One of the many joys of tongue-twisters is that they serve no purpose beyond fun.
All the wealthiest people in the U.S. seem compelled to brag about how humble they are.
Often, I grow irritated before the first tile has been placed on the Scrabble board. This generally occurs when one of my opponents has insisted upon bringing a dictionary to the table, making it clear that he will be consulting it throughout the game.
The British love of queuing and discomfort and being bossed around seems to have found a new outlet in the pop festival.
By and large, the artistic establishment disapproved of Margaret Thatcher.
Like many men who play tennis, when I hit a ball into the net, I tend to look daggers at my racket, reproaching it for playing so badly when I myself have been trying so hard.
Andrew Lloyd Webber is one of those odd moth-like creatures who seem to combine extreme discomfort with the spotlight with an unstoppable compulsion to leap into it.
You might think that religion was the one area in which professional jealousy would take a back seat. But no: ecclesiastical memoirs are as viperish as any, though their envy tends to cloak itself in piety.
One of the tricks of life is to have sense and money in roughly equal proportions.
Like the firm handshake and looking people straight in the eye, the blazer had originally been a symbol of trust. Because of this, it had been purloined by the less-than-trustworthy and became their preferred disguise.
Like the periwig and the bowler hat, the plus-four and the bow-tie, the blazer is on the way out, and those who persist in wearing it do so with a smattering of self-consciousness, a touch of obstinacy, even a pinch of camp.
Everyone must know by now that the aim of Scrabble is to gain the moral high ground, the loser being the first player to slam the board shut and upset all the letters over the floor.
Cleanliness is the scourge of art.
As a rough rule of thumb, I would say the smaller the pond, the more belligerent the fish.
More and more, I find that the news reads like a particularly random game of Consequences.
It is only if you happen to be a newscaster that the tongue-twister spells peril.
Some people see life as a game of chess, while others prefer to see it as a game of cricket; but the longer I live, the more I think of it as a game of Consequences.
There are few things quite so effortlessly enjoyable as watching an eminent person getting in a huff and flouncing out of a television interview, often with microphone trailing.
Traditionally, wake-up calls are meant to wake you up rather than send you to sleep: the clue is in the wording. But those who talk of wake-up calls tend to have an easy-going way with words.
Many people see the chance to eat something for nothing, without the need to cook or wash up, as the great consolation of going out to dinner. But they forget quite how difficult it is to talk to a stranger and eat at the same time.
People think of waves as going in an orderly crash – whoosh – crash – whoosh, but in fact there are lots of different crashes and whooshes, all at different stages, and all going off at the same time.
Looking back, some of the happiest moments of my childhood were spent with my arm in packets of breakfast cereal, rootling around for a free gift.

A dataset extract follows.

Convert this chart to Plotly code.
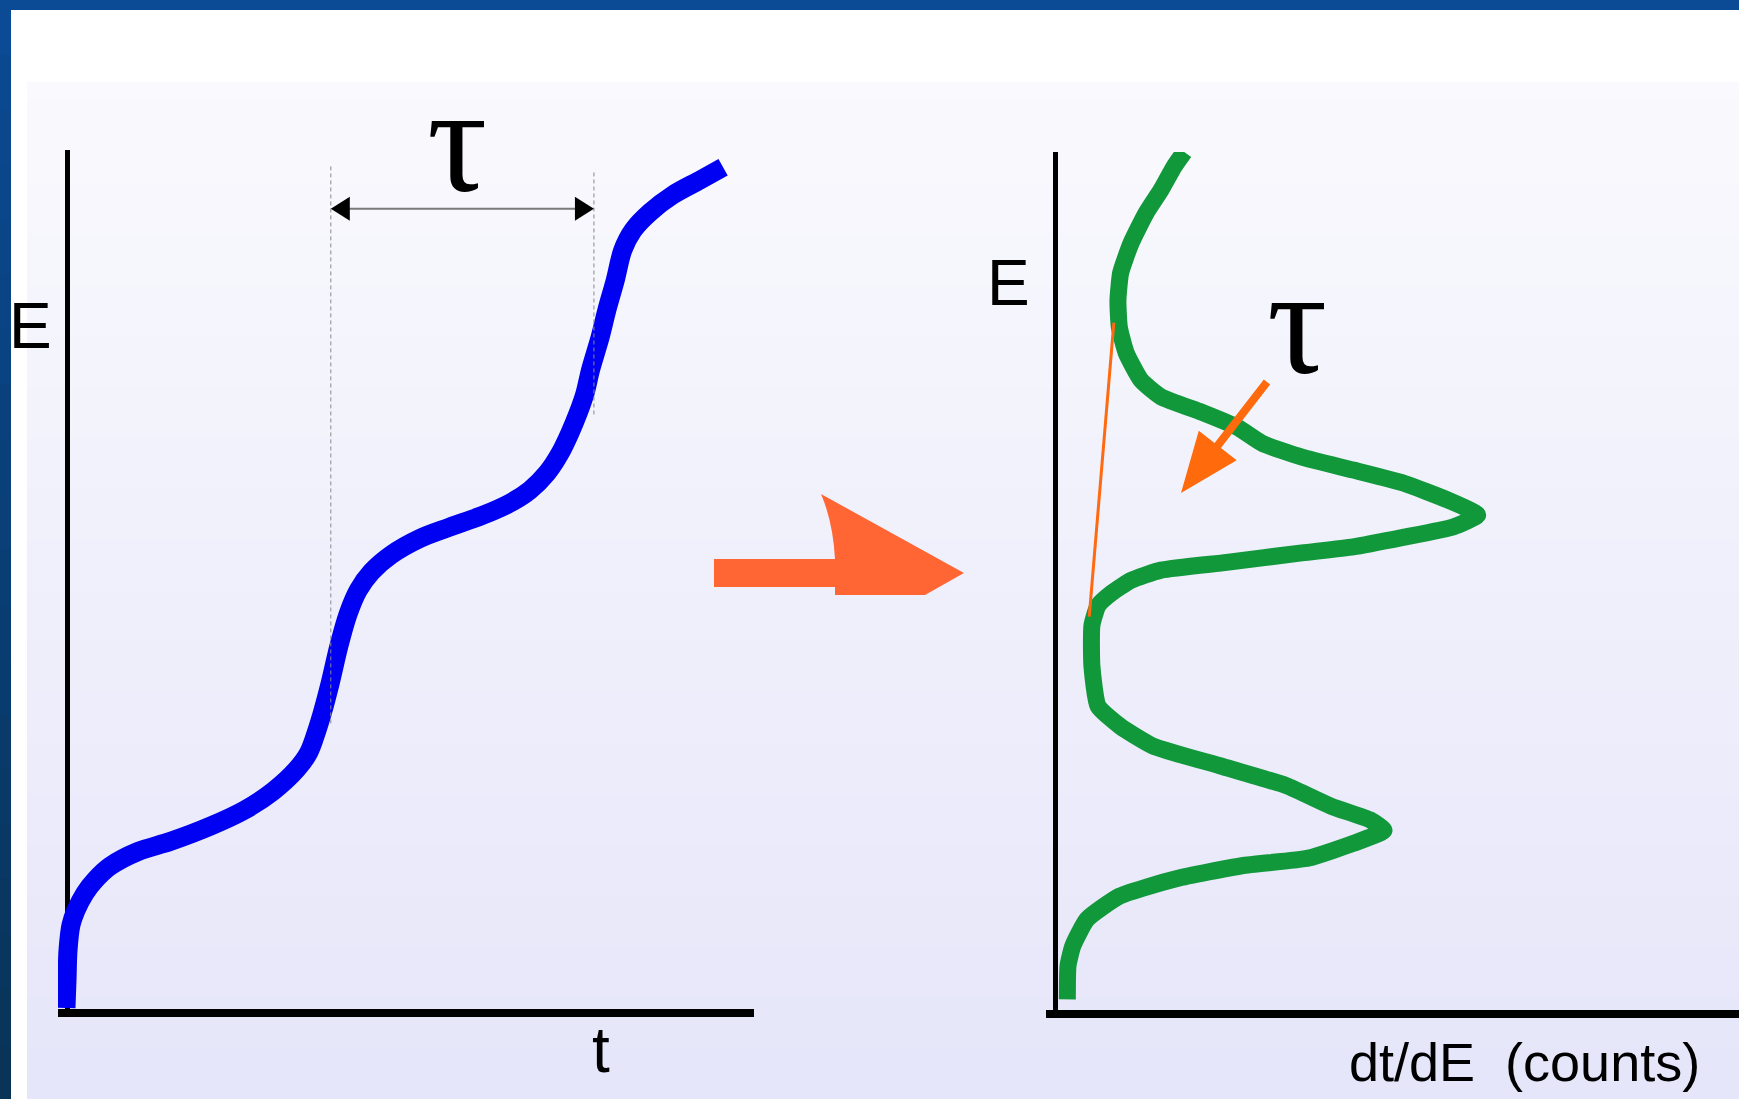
import plotly.graph_objects as go

W, H = 1739, 1099

# curva E(t) (panel izquierdo), t y E en unidades arbitrarias 0-100
t_vals = [-0.15, 0.0, 0.15, 0.58, 1.31, 2.62, 4.08, 6.26, 10.3, 15.1, 21.0, 25.8,
          30.0, 33.5, 35.2, 36.4, 37.1, 38.3, 39.6, 40.9, 42.4, 44.3, 47.2, 51.4,
          55.7, 60.6, 64.5, 67.4, 69.9, 71.8, 73.2, 74.4, 75.4, 76.2, 77.6, 78.6,
          79.8, 80.9, 82.4, 84.9, 88.2, 92.1, 95.5]
E_vals = [0.58, 3.82, 7.3, 10.2, 11.9, 13.9, 15.4, 17.0, 18.7, 19.9, 21.7, 23.5,
          25.7, 28.3, 30.2, 32.8, 34.6, 38.2, 42.6, 46.2, 49.0, 51.1, 53.1, 55.0,
          56.3, 57.7, 59.1, 60.6, 62.6, 64.9, 67.2, 69.5, 71.8, 74.5, 78.3, 81.5,
          84.9, 88.4, 90.7, 92.8, 94.8, 96.5, 98.0]

# histograma dt/dE (panel derecho)
counts = [18.9, 17.4, 15.5, 13.3, 11.1, 9.6, 9.2, 9.4, 10.4, 12.6, 15.5, 21.5,
          26.6, 30.3, 36.1, 43.6, 50.9, 57.5, 61.8, 58.2, 50.9, 43.6, 36.1, 25.1,
          15.5, 11.1, 8.2, 6.3, 5.4, 5.4, 6.3, 9.5, 14.3, 24.1, 33.8, 40.4,
          46.1, 48.1, 43.6, 37.1, 27.3, 17.7, 9.5, 4.7, 2.6, 1.9, 1.8]
E_hist = [100.0, 98.3, 95.6, 92.9, 89.4, 86.0, 82.8, 79.7, 76.7, 73.5, 71.6, 69.8,
          68.1, 66.2, 64.6, 63.1, 61.6, 59.6, 57.9, 56.5, 55.3, 54.2, 53.5, 52.4,
          51.5, 50.3, 48.8, 47.4, 45.1, 40.3, 35.7, 33.4, 31.1, 28.8, 26.5, 24.1,
          22.5, 21.3, 19.8, 18.1, 17.2, 15.7, 13.7, 11.0, 7.9, 5.6, 1.7]

# linea de base del pico (naranja)
base_counts = [8.6, 5.0]
base_E = [80.2, 46.1]

# intervalo tau marcado en el panel izquierdo
tau_t = [38.4, 76.7]
tau_top = [98.1, 97.4]
tau_bottom = [33.5, 69.0]
tau_bar_E = 93.2

# pixeles de cada eje (solo para colocar adornos)
def lx(t): return 67 + 6.87 * t
def ly(e): return 1013 - 8.63 * e
def fx(px): return px / W
def fy(py): return 1 - py / H

def path(pts):
    s = 'M%f,%f' % (fx(pts[0][0]), fy(pts[0][1]))
    for p in pts[1:]:
        s += ' L%f,%f' % (fx(p[0]), fy(p[1]))
    return s + ' Z'

fig = go.Figure()

fig.add_trace(go.Scatter(x=t_vals, y=E_vals, mode='lines', xaxis='x', yaxis='y',
                         line=dict(color='#0000f2', width=19, shape='spline', smoothing=0.9),
                         hoverinfo='skip'))
fig.add_trace(go.Scatter(x=counts, y=E_hist, mode='lines', xaxis='x2', yaxis='y2',
                         line=dict(color='#11983a', width=17, shape='spline', smoothing=0.5),
                         hoverinfo='skip'))
fig.add_trace(go.Scatter(x=base_counts, y=base_E, mode='lines', xaxis='x2', yaxis='y2',
                         line=dict(color='#ff6a10', width=3), hoverinfo='skip'))

shapes = []
# fondo: marco azul, blanco y degradado lila
shapes.append(dict(type='rect', xref='paper', yref='paper', x0=fx(11), x1=1, y0=0, y1=fy(10),
                   fillcolor='white', line_width=0, layer='below'))
n = 60
for i in range(n):
    f = i / (n - 1)
    col = 'rgb(%d,%d,%d)' % (250 - 20 * f, 250 - 20 * f, 254 - 4 * f)
    y0 = 82 + (1099 - 82) * i / n
    y1 = 82 + (1099 - 82) * (i + 1) / n + 1
    shapes.append(dict(type='rect', xref='paper', yref='paper', x0=fx(27), x1=1,
                       y0=fy(y1), y1=fy(y0), fillcolor=col, line_width=0, layer='below'))
for i in range(20):
    f = i / 19
    col = 'rgb(%d,%d,%d)' % (11 - 2 * f, 74 - 22 * f, 148 - 60 * f)
    shapes.append(dict(type='rect', xref='paper', yref='paper', x0=0, x1=fx(11),
                       y0=fy(1099 * (i + 1) / 20 + 1), y1=fy(1099 * i / 20),
                       fillcolor=col, line_width=0, layer='below'))

# lineas discontinuas y flecha de cota tau
for t, a, b in zip(tau_t, tau_top, tau_bottom):
    shapes.append(dict(type='line', xref='paper', yref='paper', x0=fx(lx(t)), x1=fx(lx(t)),
                       y0=fy(ly(a)), y1=fy(ly(b)), line=dict(color='#8a8a8a', width=1, dash='4px,3px')))
xa, xb, yb = lx(tau_t[0]), lx(tau_t[1]), ly(tau_bar_E)
shapes.append(dict(type='line', xref='paper', yref='paper', x0=fx(xa + 5), x1=fx(xb - 5),
                   y0=fy(yb), y1=fy(yb), line=dict(color='#7a7a7a', width=2)))
shapes.append(dict(type='path', path=path([(xa, yb), (xa + 19, yb - 12), (xa + 19, yb + 12)]),
                   xref='paper', yref='paper', fillcolor='black', line_width=0))
shapes.append(dict(type='path', path=path([(xb, yb), (xb - 19, yb - 12), (xb - 19, yb + 12)]),
                   xref='paper', yref='paper', fillcolor='black', line_width=0))

# flecha gruesa entre paneles
block = ('M%f,%f L%f,%f Q%f,%f %f,%f L%f,%f L%f,%f L%f,%f L%f,%f L%f,%f Z' % (
    fx(714), fy(559), fx(835), fy(559), fx(833), fy(522), fx(821), fy(494),
    fx(964), fy(573), fx(925), fy(595), fx(835), fy(595), fx(835), fy(587),
    fx(714), fy(587)))
shapes.append(dict(type='path', path=block, xref='paper', yref='paper',
                   fillcolor='#ff6633', line_width=0))

# flecha naranja que senala el area del pico
sx, sy, tx, ty = 1267, 382, 1181, 493
L = ((tx - sx) ** 2 + (ty - sy) ** 2) ** 0.5
ux, uy = (tx - sx) / L, (ty - sy) / L
nx, ny = -uy, ux
hl, hw, sw = 60, 48, 8
kx, ky = tx - ux * hl, ty - uy * hl
pts = [(sx + nx * sw / 2, sy + ny * sw / 2), (kx + nx * sw / 2, ky + ny * sw / 2),
       (kx + nx * hw / 2, ky + ny * hw / 2), (tx, ty),
       (kx - nx * hw / 2, ky - ny * hw / 2), (kx - nx * sw / 2, ky - ny * sw / 2),
       (sx - nx * sw / 2, sy - ny * sw / 2)]
shapes.append(dict(type='path', path=path(pts), xref='paper', yref='paper',
                   fillcolor='#ff6a0d', line_width=0))

sans = 'Liberation Sans Narrow, Arial Narrow, Liberation Sans, Arial, sans-serif'
serif = 'Liberation Serif, Times New Roman, serif'

def label(text, px, py, size, family=sans):
    return dict(text=text, x=fx(px), y=fy(py), xref='paper', yref='paper', showarrow=False,
                xanchor='center', yanchor='middle', font=dict(family=family, size=size, color='black'))

annotations = [
    label('E', 30, 326, 64),
    label('t', 601, 1050, 64),
    label('E', 1008, 283, 64),
    label('dt/dE\u00a0\u00a0(counts)', 1524, 1062, 54),
    label('\u03c4', 457, 140, 150, serif),
    label('\u03c4', 1297, 322, 150, serif),
]

axis_common = dict(showgrid=False, showticklabels=False, ticks='', showline=False, zeroline=True,
                   zerolinecolor='black', fixedrange=True)

fig.update_layout(
    width=W, height=H,
    margin=dict(l=0, r=0, t=0, b=0),
    paper_bgcolor='#0b4a94',
    plot_bgcolor='rgba(0,0,0,0)',
    showlegend=False,
    shapes=shapes,
    annotations=annotations,
    xaxis=dict(domain=[fx(58), fx(754)], range=[-1.31, 100], zerolinewidth=5, anchor='y', **axis_common),
    yaxis=dict(domain=[fy(1017), fy(150)], range=[-0.46, 100], zerolinewidth=8, anchor='x', **axis_common),
    xaxis2=dict(domain=[fx(1046), 1], range=[-1.32, 100], zerolinewidth=5, anchor='y2', **axis_common),
    yaxis2=dict(domain=[fy(1018), fy(152)], range=[-0.46, 100], zerolinewidth=8, anchor='x2', **axis_common),
)

fig.write_html('out.html', config={'displayModeBar': False},
               post_script="document.body.style.margin='0';")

A decent beard has long been the number one must-have fashion item for any fugitive from justice.
Comedy is the slave of time. What seemed funny then is unlikely to seem funny now, just as what strikes us as funny now would not have seemed funny then.
Whenever television cameras are interviewing people in their homes, I tend to look over their shoulders and have a good snoop at their living rooms. I am always astonished at how clean they all look, with nothing out of place or unnecessary or dropped down any old how.
Historians are the consummate hairdressers of the literary world: cooing in public, catty in private.
More often than not, theatre critics bubble with enthusiasm about plays that are, when all is said and done, really pretty average.
In real life, nothing would be more tedious than trailing around after two strangers as they went house-hunting in Hertfordshire. But for some reason, television is more compelling than real life.